Survey results are in, and the people of Morgan County prefer a Spanish dual immersion program at Mountain Green Elementary School. However, Morgan County School Board officials are hesitant to give the program the green light.
Trina Wilkinson and Shana Croft tabulated surveys measuring interest in the program said they were surprised by the wide margin Spanish won out over other languages. Ninety percent of surveys listed Spanish as their first or second choice for language.
Wilkinson and Croft also said more Mountain Green residents were interested in a dual immersion program compared to those with children attending Morgan Elementary School. Transportation to and from the school offering the immersion program seemed to be the biggest concern of parents expressing interest. Transportation issues were a bigger concern than what language would be offered.

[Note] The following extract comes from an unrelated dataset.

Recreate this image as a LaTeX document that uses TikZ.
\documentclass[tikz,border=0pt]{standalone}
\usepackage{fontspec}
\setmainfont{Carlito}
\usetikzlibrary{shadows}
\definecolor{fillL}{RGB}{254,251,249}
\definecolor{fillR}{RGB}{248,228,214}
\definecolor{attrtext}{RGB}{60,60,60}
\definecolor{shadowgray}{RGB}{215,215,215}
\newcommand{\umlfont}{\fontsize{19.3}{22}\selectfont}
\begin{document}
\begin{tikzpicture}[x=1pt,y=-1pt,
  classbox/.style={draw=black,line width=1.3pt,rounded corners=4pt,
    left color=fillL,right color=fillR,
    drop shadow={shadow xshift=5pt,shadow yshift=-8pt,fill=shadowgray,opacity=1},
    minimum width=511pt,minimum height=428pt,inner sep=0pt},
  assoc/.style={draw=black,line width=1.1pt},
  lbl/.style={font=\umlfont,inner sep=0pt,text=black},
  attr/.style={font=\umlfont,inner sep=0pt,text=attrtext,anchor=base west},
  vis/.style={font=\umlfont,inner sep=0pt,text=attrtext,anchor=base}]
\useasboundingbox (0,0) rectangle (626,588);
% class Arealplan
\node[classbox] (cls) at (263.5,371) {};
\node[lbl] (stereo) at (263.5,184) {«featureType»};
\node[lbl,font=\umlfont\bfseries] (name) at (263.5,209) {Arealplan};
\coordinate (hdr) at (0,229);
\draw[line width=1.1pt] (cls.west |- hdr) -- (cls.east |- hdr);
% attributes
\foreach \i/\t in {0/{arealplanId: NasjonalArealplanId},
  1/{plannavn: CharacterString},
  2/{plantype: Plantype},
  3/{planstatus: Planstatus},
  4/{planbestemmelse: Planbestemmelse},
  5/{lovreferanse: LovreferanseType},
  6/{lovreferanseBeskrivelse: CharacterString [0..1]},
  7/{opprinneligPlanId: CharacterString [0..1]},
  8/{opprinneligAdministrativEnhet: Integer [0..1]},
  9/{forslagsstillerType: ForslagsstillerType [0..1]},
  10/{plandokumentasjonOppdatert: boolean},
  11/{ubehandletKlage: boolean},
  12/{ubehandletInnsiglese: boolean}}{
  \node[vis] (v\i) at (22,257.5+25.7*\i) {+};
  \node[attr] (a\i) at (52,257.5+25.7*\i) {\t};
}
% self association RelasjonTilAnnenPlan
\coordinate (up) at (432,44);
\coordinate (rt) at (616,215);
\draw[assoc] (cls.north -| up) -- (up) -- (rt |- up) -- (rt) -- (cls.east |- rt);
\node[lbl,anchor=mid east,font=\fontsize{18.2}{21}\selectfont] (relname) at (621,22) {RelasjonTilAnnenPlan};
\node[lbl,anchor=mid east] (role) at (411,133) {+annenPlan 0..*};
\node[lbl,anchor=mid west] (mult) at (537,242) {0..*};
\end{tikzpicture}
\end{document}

They recommended using a lottery process to choose students for the program. Students with a parent whose native language is Spanish would get two lottery tickets, increasing their chances of being chosen for the program. School officials said there would likely be about 55 slots starting in kindergarten when the program is first offered.
Croft said students who speak Spanish in the home are likely to help other students succeed in the school immersion program. The plan is that kindergarteners in the program the first year would continue to have immersion classes as they progress through the fifth grade. By the fifth grade, many of the students would be considered fluent in Spanish.

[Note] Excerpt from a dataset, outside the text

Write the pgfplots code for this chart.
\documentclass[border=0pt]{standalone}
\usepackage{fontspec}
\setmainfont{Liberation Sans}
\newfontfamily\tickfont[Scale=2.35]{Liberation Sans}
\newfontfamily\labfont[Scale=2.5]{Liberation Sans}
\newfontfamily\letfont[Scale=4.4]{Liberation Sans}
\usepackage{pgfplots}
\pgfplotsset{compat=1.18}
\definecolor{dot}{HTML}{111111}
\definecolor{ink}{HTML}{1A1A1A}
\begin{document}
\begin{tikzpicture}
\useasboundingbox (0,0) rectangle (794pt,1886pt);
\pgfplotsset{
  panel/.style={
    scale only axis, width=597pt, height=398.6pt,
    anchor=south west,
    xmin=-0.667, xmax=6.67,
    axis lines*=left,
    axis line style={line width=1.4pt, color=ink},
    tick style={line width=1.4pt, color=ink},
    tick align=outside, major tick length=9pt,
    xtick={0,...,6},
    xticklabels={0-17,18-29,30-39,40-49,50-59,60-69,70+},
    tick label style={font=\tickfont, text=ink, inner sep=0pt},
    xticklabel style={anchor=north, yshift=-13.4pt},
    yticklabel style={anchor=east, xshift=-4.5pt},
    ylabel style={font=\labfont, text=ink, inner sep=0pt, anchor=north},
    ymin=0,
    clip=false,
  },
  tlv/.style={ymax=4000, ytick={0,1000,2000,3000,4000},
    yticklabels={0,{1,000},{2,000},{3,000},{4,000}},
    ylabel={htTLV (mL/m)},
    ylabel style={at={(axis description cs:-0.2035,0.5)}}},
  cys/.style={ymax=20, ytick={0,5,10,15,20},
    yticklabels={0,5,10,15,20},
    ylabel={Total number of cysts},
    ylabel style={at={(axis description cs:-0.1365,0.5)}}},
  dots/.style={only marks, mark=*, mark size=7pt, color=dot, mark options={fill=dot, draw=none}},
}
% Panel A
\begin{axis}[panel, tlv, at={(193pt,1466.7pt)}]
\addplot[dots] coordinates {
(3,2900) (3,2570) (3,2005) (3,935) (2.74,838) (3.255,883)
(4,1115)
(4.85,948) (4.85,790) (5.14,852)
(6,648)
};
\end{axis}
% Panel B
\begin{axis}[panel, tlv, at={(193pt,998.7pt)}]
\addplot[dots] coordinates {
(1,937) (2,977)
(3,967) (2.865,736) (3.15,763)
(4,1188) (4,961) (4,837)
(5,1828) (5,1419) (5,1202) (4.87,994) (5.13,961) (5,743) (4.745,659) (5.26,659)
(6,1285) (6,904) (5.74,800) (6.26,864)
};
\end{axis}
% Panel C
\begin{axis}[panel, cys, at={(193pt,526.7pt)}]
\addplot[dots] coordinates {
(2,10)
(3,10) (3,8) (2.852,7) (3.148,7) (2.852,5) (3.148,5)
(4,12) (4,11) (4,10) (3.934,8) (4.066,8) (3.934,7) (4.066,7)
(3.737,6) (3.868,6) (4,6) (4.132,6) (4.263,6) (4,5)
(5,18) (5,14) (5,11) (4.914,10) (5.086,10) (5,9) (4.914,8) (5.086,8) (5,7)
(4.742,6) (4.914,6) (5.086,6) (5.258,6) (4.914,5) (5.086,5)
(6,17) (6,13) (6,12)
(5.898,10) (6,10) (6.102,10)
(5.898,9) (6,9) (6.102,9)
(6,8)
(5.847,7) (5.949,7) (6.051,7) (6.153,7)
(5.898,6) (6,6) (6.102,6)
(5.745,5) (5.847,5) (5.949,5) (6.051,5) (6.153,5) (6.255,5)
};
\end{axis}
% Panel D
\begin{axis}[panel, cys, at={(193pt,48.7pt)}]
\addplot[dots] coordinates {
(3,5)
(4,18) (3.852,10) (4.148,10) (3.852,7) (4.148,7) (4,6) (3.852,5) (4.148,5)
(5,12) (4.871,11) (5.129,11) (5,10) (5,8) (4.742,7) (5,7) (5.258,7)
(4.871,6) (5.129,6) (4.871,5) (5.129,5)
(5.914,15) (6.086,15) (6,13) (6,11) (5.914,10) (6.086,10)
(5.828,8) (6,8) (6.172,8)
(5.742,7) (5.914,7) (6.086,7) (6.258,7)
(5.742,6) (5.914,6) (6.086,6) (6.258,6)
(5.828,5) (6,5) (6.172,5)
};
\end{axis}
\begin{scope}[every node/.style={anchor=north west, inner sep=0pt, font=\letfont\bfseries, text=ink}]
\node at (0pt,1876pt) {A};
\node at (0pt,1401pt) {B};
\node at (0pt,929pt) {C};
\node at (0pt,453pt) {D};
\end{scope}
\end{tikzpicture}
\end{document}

As a result of the immersion program in elementary school, the middle and high schools would have to start offering higher levels of Spanish, Superintendent Ken Adams said.
Mountain Green Principal Tom McFarland said it would be good to encourage immersion students to try learning a third language in middle and high school.

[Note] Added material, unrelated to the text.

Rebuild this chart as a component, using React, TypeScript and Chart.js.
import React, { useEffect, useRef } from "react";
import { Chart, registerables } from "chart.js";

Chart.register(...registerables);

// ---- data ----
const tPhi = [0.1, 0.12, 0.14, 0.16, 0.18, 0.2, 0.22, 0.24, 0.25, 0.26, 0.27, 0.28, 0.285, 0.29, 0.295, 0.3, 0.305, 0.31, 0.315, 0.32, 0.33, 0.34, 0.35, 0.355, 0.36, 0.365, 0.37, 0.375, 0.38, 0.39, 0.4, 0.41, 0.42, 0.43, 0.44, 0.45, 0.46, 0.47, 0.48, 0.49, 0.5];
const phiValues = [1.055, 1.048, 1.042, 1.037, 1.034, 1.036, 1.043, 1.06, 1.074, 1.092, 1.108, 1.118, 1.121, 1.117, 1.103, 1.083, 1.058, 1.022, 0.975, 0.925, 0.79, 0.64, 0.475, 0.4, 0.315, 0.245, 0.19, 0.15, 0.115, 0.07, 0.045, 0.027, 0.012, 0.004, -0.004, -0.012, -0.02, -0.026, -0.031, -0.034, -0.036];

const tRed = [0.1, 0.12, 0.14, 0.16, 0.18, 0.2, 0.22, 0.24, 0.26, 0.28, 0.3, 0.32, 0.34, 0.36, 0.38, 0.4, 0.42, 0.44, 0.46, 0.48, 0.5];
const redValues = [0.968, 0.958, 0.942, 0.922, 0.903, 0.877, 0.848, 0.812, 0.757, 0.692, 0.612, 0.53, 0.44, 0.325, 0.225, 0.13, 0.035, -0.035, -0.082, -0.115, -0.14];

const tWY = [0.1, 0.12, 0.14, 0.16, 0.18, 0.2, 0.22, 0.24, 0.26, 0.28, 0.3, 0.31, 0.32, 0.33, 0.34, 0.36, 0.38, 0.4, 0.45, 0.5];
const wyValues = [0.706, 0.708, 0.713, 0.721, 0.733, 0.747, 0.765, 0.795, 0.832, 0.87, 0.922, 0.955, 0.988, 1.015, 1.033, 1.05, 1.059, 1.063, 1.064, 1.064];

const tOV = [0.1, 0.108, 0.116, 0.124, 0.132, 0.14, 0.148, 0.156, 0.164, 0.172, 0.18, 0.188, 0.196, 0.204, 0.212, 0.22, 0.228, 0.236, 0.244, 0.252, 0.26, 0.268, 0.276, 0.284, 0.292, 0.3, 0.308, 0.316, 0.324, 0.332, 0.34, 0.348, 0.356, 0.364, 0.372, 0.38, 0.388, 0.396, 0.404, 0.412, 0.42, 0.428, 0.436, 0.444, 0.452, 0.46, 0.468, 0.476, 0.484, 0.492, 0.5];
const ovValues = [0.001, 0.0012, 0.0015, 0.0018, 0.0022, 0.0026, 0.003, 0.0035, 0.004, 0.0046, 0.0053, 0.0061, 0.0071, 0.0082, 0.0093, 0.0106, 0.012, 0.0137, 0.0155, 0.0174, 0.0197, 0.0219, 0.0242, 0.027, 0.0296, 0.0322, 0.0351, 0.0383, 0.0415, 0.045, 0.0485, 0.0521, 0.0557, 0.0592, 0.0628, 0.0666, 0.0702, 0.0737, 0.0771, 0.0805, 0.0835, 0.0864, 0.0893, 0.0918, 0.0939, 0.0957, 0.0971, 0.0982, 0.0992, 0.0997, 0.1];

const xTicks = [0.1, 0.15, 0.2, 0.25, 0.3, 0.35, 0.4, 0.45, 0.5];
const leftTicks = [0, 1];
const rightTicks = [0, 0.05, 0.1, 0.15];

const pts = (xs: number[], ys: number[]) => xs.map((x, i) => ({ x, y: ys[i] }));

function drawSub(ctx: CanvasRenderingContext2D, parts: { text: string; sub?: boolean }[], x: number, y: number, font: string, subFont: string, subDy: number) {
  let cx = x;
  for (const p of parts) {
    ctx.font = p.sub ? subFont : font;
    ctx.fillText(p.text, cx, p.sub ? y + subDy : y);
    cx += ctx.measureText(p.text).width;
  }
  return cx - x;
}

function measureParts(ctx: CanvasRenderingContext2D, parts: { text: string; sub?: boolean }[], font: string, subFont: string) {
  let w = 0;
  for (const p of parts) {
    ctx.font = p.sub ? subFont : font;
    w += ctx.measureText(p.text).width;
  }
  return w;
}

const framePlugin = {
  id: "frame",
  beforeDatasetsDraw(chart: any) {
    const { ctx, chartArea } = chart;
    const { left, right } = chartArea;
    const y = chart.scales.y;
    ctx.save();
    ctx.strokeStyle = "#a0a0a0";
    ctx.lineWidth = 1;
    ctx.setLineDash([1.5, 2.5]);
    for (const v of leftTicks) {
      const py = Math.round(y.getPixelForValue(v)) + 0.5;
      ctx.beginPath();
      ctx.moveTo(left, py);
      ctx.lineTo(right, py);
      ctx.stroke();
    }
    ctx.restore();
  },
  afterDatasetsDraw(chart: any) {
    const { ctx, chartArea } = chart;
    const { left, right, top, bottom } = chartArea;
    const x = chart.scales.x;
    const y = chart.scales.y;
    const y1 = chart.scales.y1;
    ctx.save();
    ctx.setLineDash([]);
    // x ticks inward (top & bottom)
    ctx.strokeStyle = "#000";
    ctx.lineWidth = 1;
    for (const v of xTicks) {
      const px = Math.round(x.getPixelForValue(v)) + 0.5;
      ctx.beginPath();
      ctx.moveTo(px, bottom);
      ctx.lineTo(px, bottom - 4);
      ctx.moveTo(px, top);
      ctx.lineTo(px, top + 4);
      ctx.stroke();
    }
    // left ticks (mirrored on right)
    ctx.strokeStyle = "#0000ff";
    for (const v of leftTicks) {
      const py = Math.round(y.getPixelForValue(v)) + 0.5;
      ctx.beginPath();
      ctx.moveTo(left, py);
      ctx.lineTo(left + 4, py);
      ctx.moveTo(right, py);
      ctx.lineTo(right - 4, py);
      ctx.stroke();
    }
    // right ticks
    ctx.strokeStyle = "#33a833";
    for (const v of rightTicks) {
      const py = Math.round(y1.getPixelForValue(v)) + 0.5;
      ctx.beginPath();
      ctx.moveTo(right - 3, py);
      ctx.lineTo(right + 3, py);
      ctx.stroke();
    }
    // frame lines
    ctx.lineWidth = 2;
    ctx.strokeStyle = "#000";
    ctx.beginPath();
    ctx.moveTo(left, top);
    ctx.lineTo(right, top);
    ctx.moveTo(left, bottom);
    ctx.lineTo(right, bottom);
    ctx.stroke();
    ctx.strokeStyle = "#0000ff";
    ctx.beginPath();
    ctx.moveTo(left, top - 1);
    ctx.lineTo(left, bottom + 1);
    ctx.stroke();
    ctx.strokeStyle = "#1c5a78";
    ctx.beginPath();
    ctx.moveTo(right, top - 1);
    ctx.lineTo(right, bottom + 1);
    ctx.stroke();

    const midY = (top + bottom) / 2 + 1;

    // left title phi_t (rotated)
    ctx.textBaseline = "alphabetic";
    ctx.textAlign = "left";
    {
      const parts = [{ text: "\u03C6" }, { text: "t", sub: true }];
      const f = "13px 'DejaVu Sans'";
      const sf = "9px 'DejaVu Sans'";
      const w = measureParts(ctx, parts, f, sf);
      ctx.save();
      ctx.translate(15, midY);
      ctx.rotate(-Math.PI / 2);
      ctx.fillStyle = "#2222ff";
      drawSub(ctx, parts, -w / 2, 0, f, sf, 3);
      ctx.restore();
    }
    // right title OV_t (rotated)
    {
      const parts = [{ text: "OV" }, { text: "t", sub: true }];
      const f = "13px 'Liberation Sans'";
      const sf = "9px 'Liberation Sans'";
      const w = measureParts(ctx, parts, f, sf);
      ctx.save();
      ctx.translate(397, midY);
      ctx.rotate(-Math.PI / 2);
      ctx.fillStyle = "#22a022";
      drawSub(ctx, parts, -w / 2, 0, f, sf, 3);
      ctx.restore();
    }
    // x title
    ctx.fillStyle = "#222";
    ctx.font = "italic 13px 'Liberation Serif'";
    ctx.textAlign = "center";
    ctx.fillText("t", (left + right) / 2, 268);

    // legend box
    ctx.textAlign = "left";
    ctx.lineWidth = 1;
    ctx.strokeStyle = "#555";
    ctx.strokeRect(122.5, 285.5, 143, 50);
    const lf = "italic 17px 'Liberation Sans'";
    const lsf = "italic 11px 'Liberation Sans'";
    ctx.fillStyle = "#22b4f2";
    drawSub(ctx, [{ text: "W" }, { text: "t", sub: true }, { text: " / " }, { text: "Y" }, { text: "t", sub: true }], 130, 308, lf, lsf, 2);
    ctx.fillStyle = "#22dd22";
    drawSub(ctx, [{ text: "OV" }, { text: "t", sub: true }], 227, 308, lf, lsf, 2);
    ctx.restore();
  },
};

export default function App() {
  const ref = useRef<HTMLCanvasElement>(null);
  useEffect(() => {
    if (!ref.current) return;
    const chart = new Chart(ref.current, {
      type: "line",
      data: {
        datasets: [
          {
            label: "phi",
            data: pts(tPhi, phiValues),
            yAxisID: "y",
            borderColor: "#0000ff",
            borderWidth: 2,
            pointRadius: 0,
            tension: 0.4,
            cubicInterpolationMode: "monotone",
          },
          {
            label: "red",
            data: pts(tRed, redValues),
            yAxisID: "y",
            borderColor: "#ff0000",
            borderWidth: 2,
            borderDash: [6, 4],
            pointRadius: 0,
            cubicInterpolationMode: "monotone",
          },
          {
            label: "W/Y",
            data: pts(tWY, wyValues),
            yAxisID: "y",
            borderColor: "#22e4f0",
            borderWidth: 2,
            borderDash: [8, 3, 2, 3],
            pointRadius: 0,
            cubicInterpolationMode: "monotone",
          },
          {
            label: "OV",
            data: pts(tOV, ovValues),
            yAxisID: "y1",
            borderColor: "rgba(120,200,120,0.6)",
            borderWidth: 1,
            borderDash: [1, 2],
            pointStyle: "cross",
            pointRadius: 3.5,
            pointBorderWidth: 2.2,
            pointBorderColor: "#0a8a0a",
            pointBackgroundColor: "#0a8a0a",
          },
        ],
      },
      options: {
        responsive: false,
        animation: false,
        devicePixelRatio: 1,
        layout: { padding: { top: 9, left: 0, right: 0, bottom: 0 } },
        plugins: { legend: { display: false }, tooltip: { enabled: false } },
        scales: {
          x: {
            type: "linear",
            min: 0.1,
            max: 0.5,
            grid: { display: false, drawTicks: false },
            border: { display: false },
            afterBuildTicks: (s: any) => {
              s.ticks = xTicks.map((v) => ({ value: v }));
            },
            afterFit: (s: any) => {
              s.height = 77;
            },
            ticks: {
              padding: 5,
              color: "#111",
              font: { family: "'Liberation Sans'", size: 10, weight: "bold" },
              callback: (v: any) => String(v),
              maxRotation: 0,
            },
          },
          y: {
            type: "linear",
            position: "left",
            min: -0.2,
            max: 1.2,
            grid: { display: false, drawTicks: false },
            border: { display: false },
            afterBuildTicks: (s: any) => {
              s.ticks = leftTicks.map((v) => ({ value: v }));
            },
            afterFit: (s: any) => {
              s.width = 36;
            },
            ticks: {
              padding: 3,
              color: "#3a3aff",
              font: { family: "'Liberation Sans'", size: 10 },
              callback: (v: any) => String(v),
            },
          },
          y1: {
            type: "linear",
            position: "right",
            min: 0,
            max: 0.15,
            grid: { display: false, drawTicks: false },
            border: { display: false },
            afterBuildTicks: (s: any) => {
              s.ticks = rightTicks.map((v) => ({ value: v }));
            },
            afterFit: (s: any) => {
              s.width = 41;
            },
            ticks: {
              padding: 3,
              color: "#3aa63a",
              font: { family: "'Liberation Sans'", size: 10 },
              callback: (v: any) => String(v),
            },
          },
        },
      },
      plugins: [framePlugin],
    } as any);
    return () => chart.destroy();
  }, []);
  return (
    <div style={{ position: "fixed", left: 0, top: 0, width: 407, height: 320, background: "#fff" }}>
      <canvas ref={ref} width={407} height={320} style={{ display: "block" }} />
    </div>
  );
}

Croft and Wilkinson said they researched the immersion programs that recently began in South Summit and Kamas.
School Board President Bruce Galbraith said the survey results are “invaluable.”
Adams said implementing a dual immersion program is “not a matter of if, but when.”
“We are all exuberant about it being implemented in the district, but we will have to see,” Adams said. He also said the voted leeway would be a “key factor” in the decision of when to implement dual immersion.
“We are 100 percent in support of dual immersion, but we need to find the funds,” Galbraith said. “Between the state legislature, leeway and being short funding, we feel we need to hold off on a decision. We are just so concerned about the future.”
Business Administrator D’Lynn Poll said the district would need money for textbooks used in the immersion program.